05-01-2007 02:19 AM - edited 03-05-2019 03:47 PM
Hi
Can anyone explain me how supervisor redundancy works.
what does this terms mean
sso,nsf,rpr,rpr+
Thanks
Mahmood
05-01-2007 02:35 AM
Hi Mahmood
This link should give you a good overview of all the types of redundancy available for 6500 supervisors.
http://www.cisco.com/en/US/products/hw/switches/ps708/products_white_paper09186a0080088874.shtml
HTH
Jon
05-01-2007 02:54 AM
Hi
Jon thanks for your reply.Actually i m confused about this terms.let me put in this way.
if two sups are present in the chassis will they automatically become redundant..?
if not what will be their status..?
what does this commands makes impact i.e rpr,rpr+ etc on the sups,why we are using this commands.I havent work much on redundant chassis.
Thanks
Mahmood
05-01-2007 07:03 AM
Hi Mahmood,
When 2 sups are inserted into a chassis presuming they have exact same hardware the first sup coming online will be in active stats and other sup will turn into standby state automatically running default redundancy mode and incase they have hardware mismatch then the second sup will be in UNKNOWN state or OTHER state.
When 2 supervisors have different IOS image then they will default run RPR mode but if the 2 sups coming online have same IOS image then they will rurn SSO by default (if the image supports sso) or else they will run rpr+ mode by default.
RPR supports a switchover time of 2 to 4 minutes and RPR+ supports a switchover time of 30 to 60 seconds and sso is even faster.
When RPR+ mode is used, the redundant supervisor engine is fully initialized and configured, which shortens the switchover time. The active supervisor engine checks the image version of the redundant supervisor engine when the redundant supervisor engine comes online. If the image on the redundant supervisor engine does not match the image on the active supervisor engine, RPR redundancy mode is used.
If you have any doubts please come with the same.
HTH
Ankur
*Pls rate all helpfull post
05-01-2007 08:38 AM
Mahmood,
In addition to Ankur's post, after RPR+ we instroduce SSO with SRM. SSO is a stateful switchover redundancy for L2 implemented on Sup engines. RPR+ switchover time was 30-60 seconds and want't scaling good in the network scennrio where HA requirement was very high. SSO give 0-3 seconds of failover at L2. With SSO, SRM was used for L3 MSFC redundancy but the switchover time was 30-60 seconds for the failover due to which L3/ routing table convergence was a kind of slow, neighbor adjacencies were lost, routing tables were learned again..

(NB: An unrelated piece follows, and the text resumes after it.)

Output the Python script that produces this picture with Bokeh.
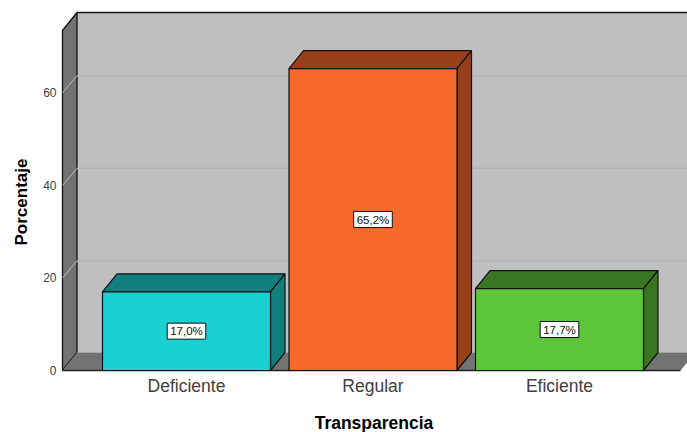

Starting with IOS 12.2(18)SX we have NSF with SSO for L2/L3 failover which gives Sub-mili second failober both a L2 and L3.An NSF-aware router understands the NSF graceful restart mechanisms: it does not tear down its neighbor relationships with the NSF-capable restarting router, and can help a neighboring NSF-capable router restart thus avoiding unnecessary route flaps and network instability
http://www.cisco.com/en/US/products/hw/switches/ps708/products_white_paper0900aecd801c5cd7.shtml
HTH,
-amit singh
05-02-2007 12:26 AM
Hi Amit
Thanks for the reply.As i was going through the document i came accross the requirements it mentions that 2 sups are needed for this but i am confused that a protocol should be there to syn the information.what is this protocol.
Thanks
Mahmood
05-02-2007 12:37 AM
Hi Mahmood,
The protocol which that link is talking about is redundancy protocol which could be either SSO/RPR+/RPR.
As I mentioned in my previous post if your both sups have same IOS release and they support SSO (12.218SX) it will automatically work for SSO or else RPR+ but if you both sups does not have same IOS release it will work with RPR mode only.
HTH
Ankur
*Pls rate all helpfull post
05-02-2007 12:46 AM
Hi Ankur
Thanks for u r reply i am getting it now.just one more question what does this commands have the impact.
that is
config-sync
mode cpu etc
Thanks
Mahmood
05-02-2007 12:56 AM
Hi Mahmood,
During normal operation, the startup-config and config-registers configuration are synchronized by default between the two supervisor engines. In a switchover, the new active supervisor engine uses the current configuration.
To manually synchronize the configurations used by the two supervisor engines you have tp use these commands.
HTH
Ankur
08-30-2010 09:40 AM
hi friends,
So does this mean that RPR / RPR+ will kick in even when the images in both the SUPs are in different flashes. eg. SUP-1 in bootflash and SUP-2 in Slot0/Disk0 etc. and whether the same will work with different flash sizes. 32 and 64 etc.